Basically, Wakefield fudged his way through everything after #5. He took 12 kids with developmental issues and looked back to see whether they’d gotten the MMR vaccine. Turns out, yep! They had!
But think. In 1998, 600,000 children per year were getting the vaccine in the UK. Autism and other developmental disorders tend to become obvious when the child is, you know, developing. That means that, by nature, kids will be getting their shots around the same time that they start showing signs of a disorder. Does that mean the shot is causing the disorder?
No. That would be like saying puberty is caused by internet porn searches.
So what would you do with this information? You, who by now understands the importance of controls, might go find a ton of kids without developmental issues, and see how many of them had gotten the vaccine. Turns out, it’s a lot! In a 2002 study in the New England Journal of Medicine, a group of 440,655 vaccinated kids was compared to a group of 96,648 unvaccinated kids. That’s a hell of a sample size. There was no difference in the rates of autism between the two groups.

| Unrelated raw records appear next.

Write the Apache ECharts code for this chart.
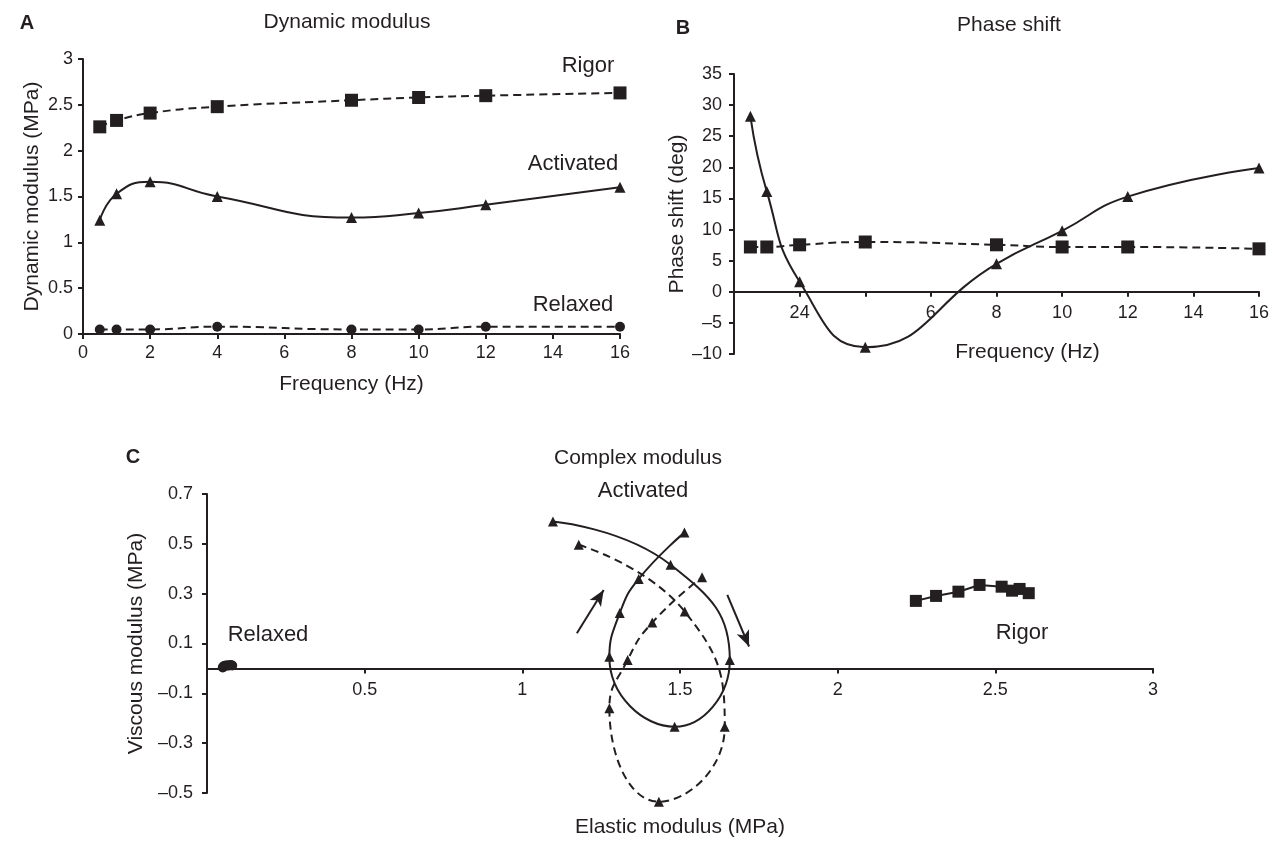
<!DOCTYPE html>
<html>
<head>
<meta charset="utf-8">
<title>Dynamic modulus, phase shift and complex modulus</title>
<script src="https://cdn.jsdelivr.net/npm/echarts@6/dist/echarts.min.js"></script>
<style>
  html, body { margin: 0; padding: 0; background: #fff; }
  #chart { width: 1272px; height: 843px; }
</style>
</head>
<body>
<div id="chart"></div>
<script>
// frequencies used in panels A and B
const freqHz = [0.5, 1, 2, 4, 8, 10, 12, 16];

// A: dynamic modulus (MPa)
const dynRigor = [2.26, 2.33, 2.41, 2.48, 2.55, 2.58, 2.60, 2.63];
const dynActivated = [1.24, 1.53, 1.66, 1.50, 1.27, 1.32, 1.41, 1.60];
const dynRelaxed = [0.05, 0.05, 0.05, 0.08, 0.05, 0.05, 0.08, 0.08];

// B: phase shift (deg)
const phaseRigor = [7.2, 7.2, 7.55, 8.0, 7.55, 7.2, 7.2, 6.9];
const phaseActivated = [28.2, 16.1, 1.6, -8.9, 4.5, 9.8, 15.3, 19.9];
// B tick labels as printed in the figure
const phaseTickLabels = { 0: "", 2: "24", 4: "", 6: "6", 8: "8", 10: "10", 12: "12", 14: "14", 16: "16" };

// C: complex modulus, elastic (x) and viscous (y), MPa
const rigorElastic = [2.248, 2.312, 2.383, 2.45, 2.52, 2.553, 2.577, 2.606];
const rigorViscous = [0.271, 0.291, 0.308, 0.335, 0.328, 0.312, 0.319, 0.302];
const actSolidElastic = [1.097, 1.47, 1.658, 1.483, 1.276, 1.309, 1.369, 1.514];
const actSolidViscous = [0.59, 0.416, 0.034, -0.234, 0.047, 0.222, 0.359, 0.545];
const actDashElastic = [1.179, 1.515, 1.642, 1.433, 1.276, 1.334, 1.412, 1.57];
const actDashViscous = [0.496, 0.228, -0.234, -0.535, -0.16, 0.034, 0.184, 0.366];
const relaxedElastic = [0.05, 0.052, 0.055, 0.06, 0.065, 0.07, 0.075, 0.08];
const relaxedViscous = [0.004, 0.008, 0.01, 0.012, 0.012, 0.012, 0.014, 0.012];
// direction arrows in C (data coords: start, end)
const arrowUp = [[1.173, 0.141], [1.258, 0.315]];
const arrowDown = [[1.65, 0.295], [1.719, 0.088]];

const ink = "#231f20";
const FONT = '"Liberation Sans", Arial, Helvetica, sans-serif';

// grid boxes (px)
const gridA = { left: 83, top: 59, width: 537, height: 275 };
const gridB = { left: 734, top: 74, width: 525, height: 280 };
const gridC = { left: 207, top: 494, width: 946, height: 299 };

const phaseRange = [-10, 35];
const viscRange = [-0.5, 0.7];

function pairs(xs, ys) {
  return xs.map((x, i) => [x, ys[i]]);
}

function dash(v) {
  return String(v).replace("-", "\u2013");
}

// move an x axis from the grid bottom up to the y = 0 line
function zeroOffset(grid, range) {
  return -grid.height * (0 - range[0]) / (range[1] - range[0]);
}

function lineSeries(name, idx, data, symbol, size, dashed, smooth) {
  return {
    name: name,
    type: "line",
    xAxisIndex: idx,
    yAxisIndex: idx,
    data: data,
    symbol: symbol,
    symbolSize: size,
    smooth: smooth,
    clip: false,
    lineStyle: { color: ink, width: 2, type: dashed ? [8, 5] : "solid" },
    itemStyle: { color: ink, borderWidth: 0 },
    emphasis: { disabled: true },
    silent: true
  };
}

function axis(idx, extra) {
  const a = {
    type: "value",
    gridIndex: idx,
    splitLine: { show: false },
    axisLine: { show: true, onZero: false, lineStyle: { color: ink, width: 2 } },
    axisTick: { show: true, length: 5, lineStyle: { color: ink, width: 2 } },
    axisLabel: { color: ink, fontSize: 18, fontFamily: FONT, margin: 10 },
    nameLocation: "middle",
    nameTextStyle: { color: ink, fontSize: 21, fontFamily: FONT }
  };
  for (const k in extra) {
    if (typeof extra[k] === "object" && a[k] && !Array.isArray(extra[k])) {
      a[k] = Object.assign({}, a[k], extra[k]);
    } else {
      a[k] = extra[k];
    }
  }
  return a;
}

function text(str, x, y, size, bold) {
  return {
    type: "text",
    x: x,
    y: y,
    silent: true,
    style: {
      text: str,
      fill: ink,
      font: (bold ? "bold " : "") + size + "px " + FONT,
      align: "center",
      verticalAlign: "middle",
      textAlign: "center",
      textVerticalAlign: "middle"
    }
  };
}

const chart = echarts.init(document.getElementById("chart"), null, { renderer: "canvas" });

chart.setOption({
  animation: false,
  backgroundColor: "#fff",
  grid: [
    Object.assign({ outerBoundsMode: "none" }, gridA),
    Object.assign({ outerBoundsMode: "none" }, gridB),
    Object.assign({ outerBoundsMode: "none" }, gridC)
  ],
  xAxis: [
    axis(0, { min: 0, max: 16, interval: 2, name: "Frequency (Hz)", nameGap: 40 }),
    axis(1, {
      min: 0, max: 16, interval: 2, name: "Frequency (Hz)", nameGap: 50,
      offset: zeroOffset(gridB, phaseRange),
      nameTextStyle: { padding: [0, 0, 0, 62] },
      axisLabel: { margin: 12, formatter: v => phaseTickLabels[v] !== undefined ? phaseTickLabels[v] : String(v) }
    }),
    axis(2, {
      min: 0, max: 3, interval: 0.5, name: "Elastic modulus (MPa)", nameGap: 148,
      offset: zeroOffset(gridC, viscRange),
      axisLabel: { margin: 13, formatter: v => (v === 0 ? "" : String(v)) }
    })
  ],
  yAxis: [
    axis(0, { min: 0, max: 3, interval: 0.5, name: "Dynamic modulus (MPa)", nameGap: 40 }),
    axis(1, {
      min: phaseRange[0], max: phaseRange[1], interval: 5, name: "Phase shift (deg)", nameGap: 44,
      axisLabel: { margin: 12, formatter: v => dash(v) }
    }),
    axis(2, {
      min: viscRange[0], max: viscRange[1], interval: 0.2, name: "Viscous modulus (MPa)", nameGap: 60,
      axisLabel: { margin: 14, formatter: v => dash(v.toFixed(1)) }
    })
  ],
  graphic: [
    text("A", 27, 23, 20, true),
    text("B", 683, 28, 20, true),
    text("C", 133, 457, 20, true),
    text("Dynamic modulus", 347, 22, 21),
    text("Phase shift", 1009, 25, 21),
    text("Complex modulus", 638, 458, 21),
    text("Rigor", 588, 66, 22),
    text("Activated", 573, 164, 22),
    text("Relaxed", 573, 305, 22),
    text("Activated", 643, 491, 22),
    text("Rigor", 1022, 633, 22),
    text("Relaxed", 268, 635, 22)
  ],
  series: [
    // A
    lineSeries("Rigor", 0, pairs(freqHz, dynRigor), "rect", 13, true, true),
    lineSeries("Activated", 0, pairs(freqHz, dynActivated), "triangle", 11, false, true),
    lineSeries("Relaxed", 0, pairs(freqHz, dynRelaxed), "circle", 10, true, true),
    // B
    lineSeries("Rigor", 1, pairs(freqHz, phaseRigor), "rect", 13, true, true),
    lineSeries("Activated", 1, pairs(freqHz, phaseActivated), "triangle", 11, false, true),
    // C
    lineSeries("Rigor", 2, pairs(rigorElastic, rigorViscous), "rect", 12, false, false),
    Object.assign(lineSeries("Activated", 2, pairs(actSolidElastic, actSolidViscous), "triangle", 10, false, true), {
      markLine: {
        silent: true,
        symbol: ["none", "arrow"],
        symbolSize: [10, 16],
        lineStyle: { color: ink, width: 2, type: "solid" },
        label: { show: false },
        data: [
          [{ coord: arrowUp[0] }, { coord: arrowUp[1] }],
          [{ coord: arrowDown[0] }, { coord: arrowDown[1] }]
        ]
      }
    }),
    lineSeries("Activated (dashed)", 2, pairs(actDashElastic, actDashViscous), "triangle", 10, true, true),
    lineSeries("Relaxed", 2, pairs(relaxedElastic, relaxedViscous), "circle", 10, false, false)
  ]
});
</script>
</body>
</html>
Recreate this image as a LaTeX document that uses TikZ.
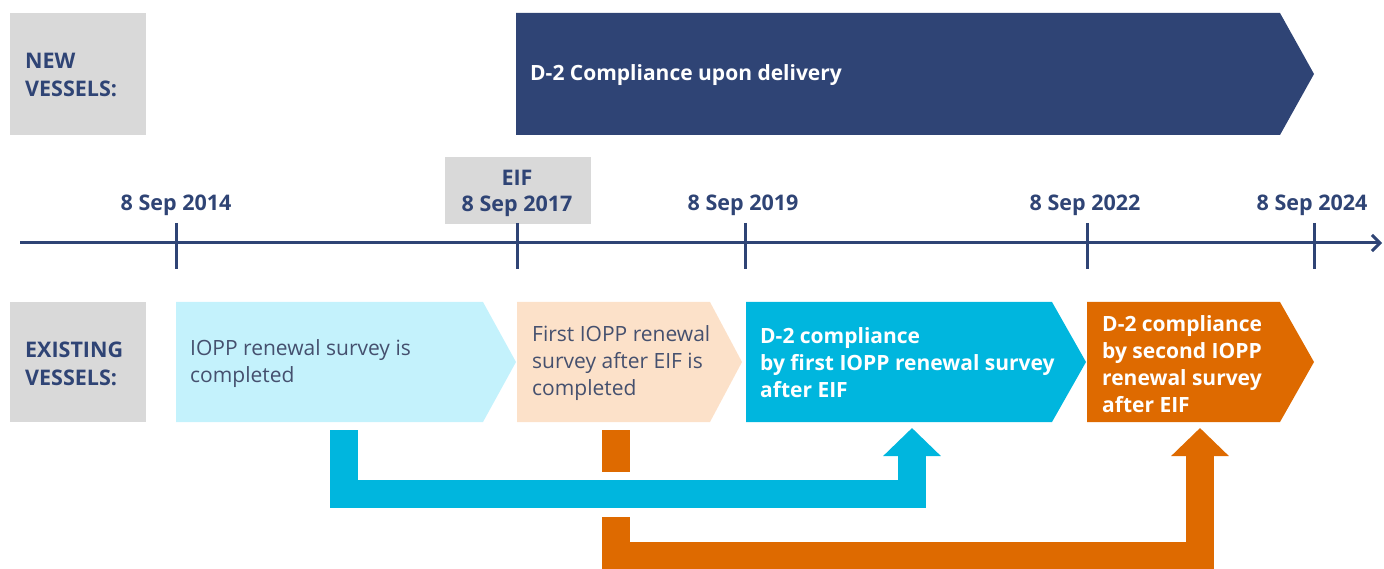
\documentclass[tikz,border=0pt]{standalone}
\usepackage{fontspec}
\setmainfont{Open Sans}
\usetikzlibrary{arrows.meta}
\definecolor{navy}{HTML}{2F4475}
\definecolor{greybox}{HTML}{D9D9D9}
\definecolor{lcyan}{HTML}{C4F2FC}
\definecolor{peach}{HTML}{FCE1C9}
\definecolor{cyanb}{HTML}{00B6DE}
\definecolor{orangeb}{HTML}{DE6A00}
\definecolor{bodytxt}{HTML}{45506E}
\newcommand\mychev[6]{\fill[#6] (#1,#4) -- (#2,#4) -- (#3,{(#4+#5)/2}) -- (#2,#5) -- (#1,#5) -- cycle;}
\begin{document}
\begin{tikzpicture}[x=1pt,y=-1pt,
  lbl/.style={font=\fontsize{21.5}{28}\selectfont\bfseries, text=navy, align=left, anchor=west, inner sep=0pt},
  datelbl/.style={font=\fontsize{21.5}{26}\selectfont\bfseries, text=navy, align=center, inner sep=0pt},
  body/.style={font=\fontsize{21}{27}\selectfont, text=bodytxt, align=left, anchor=west, inner sep=0pt},
  wbody/.style={font=\fontsize{21}{27}\selectfont\bfseries, text=white, align=left, anchor=west, inner sep=0pt},
  axis/.style={draw=navy, line width=3pt},
  band/.style={line width=28pt, line join=miter, line cap=butt},
  bigtip/.style={-{Triangle[width=56pt,length=28pt]}}
]
\useasboundingbox (0,0) rectangle (1384,569);
% grey label boxes
\fill[greybox] (10,13) rectangle (146,135);
\fill[greybox] (10,302) rectangle (146,422);
\fill[greybox] (445,157) rectangle (591,224);
\node[lbl] (newv) at (25,75) {NEW\\VESSELS:};
\node[lbl] (exv) at (25,364) {EXISTING\\VESSELS:};
% new vessels arrow
\mychev{516}{1280}{1314}{13}{135}{navy}
\node[wbody] (nva) at (530,75) {D-2 Compliance upon delivery};
% timeline
\coordinate (tl0) at (20,243);
\coordinate (tl1) at (1382,243);
\draw[axis, -{Straight Barb[length=8pt,width=16pt]}] (tl0) -- (tl1);
\foreach \x in {176,517,745,1087,1314} \draw[axis] (\x,223) -- (\x,269);
\node[datelbl] (d14) at (176,205) {8 Sep 2014};
\node[datelbl] (d17) at (517,193) {EIF\\8 Sep 2017};
\node[datelbl] (d19) at (743,205) {8 Sep 2019};
\node[datelbl] (d22) at (1085,205) {8 Sep 2022};
\node[datelbl] (d24) at (1312,205) {8 Sep 2024};
% existing vessels chevrons
\mychev{176}{483}{516}{302}{422}{lcyan}
\mychev{517}{710}{742}{302}{422}{peach}
\mychev{746}{1052}{1086}{302}{422}{cyanb}
\mychev{1087}{1280}{1314}{302}{422}{orangeb}
\node[body] (s1) at (190,364) {IOPP renewal survey is\\completed};
\node[body] (s2) at (532,363) {First IOPP renewal\\survey after EIF is\\completed};
\node[wbody] (s3) at (760,363) {D-2 compliance\\by first IOPP renewal survey\\after EIF};
\node[wbody] (s4) at (1102,364) {D-2 compliance\\by second IOPP\\renewal survey\\after EIF};
% connectors
\coordinate (c1a) at (344,430);
\coordinate (c1b) at (912,428);
\draw[band, cyanb, bigtip] (c1a) -- (344,494) -- (912,494) -- (c1b);
\coordinate (o1a) at (616,430);
\coordinate (o1b) at (616,472);
\draw[band, orangeb] (o1a) -- (o1b);
\coordinate (o2a) at (616,517);
\coordinate (o2b) at (1200,428);
\draw[band, orangeb, bigtip] (o2a) -- (616,556) -- (1200,556) -- (o2b);
\end{tikzpicture}
\end{document}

Importantly, those researchers controlled for confounding variables. They took care to make the two groups as similar as possible. This means the only difference was that one group got the MMR shot, and the other did not.
There were many other issues with Dr. Sketchy McDodgyface’s paper; Vox summarized these very nicely earlier this year, and I’m sure we’ll touch on these in later posts. Perhaps the most colorful snippet is that the guy paid his 10-year-old kid’s friends to donate their blood for the study. That doesn’t have much to do with controls… I just really like telling people about it.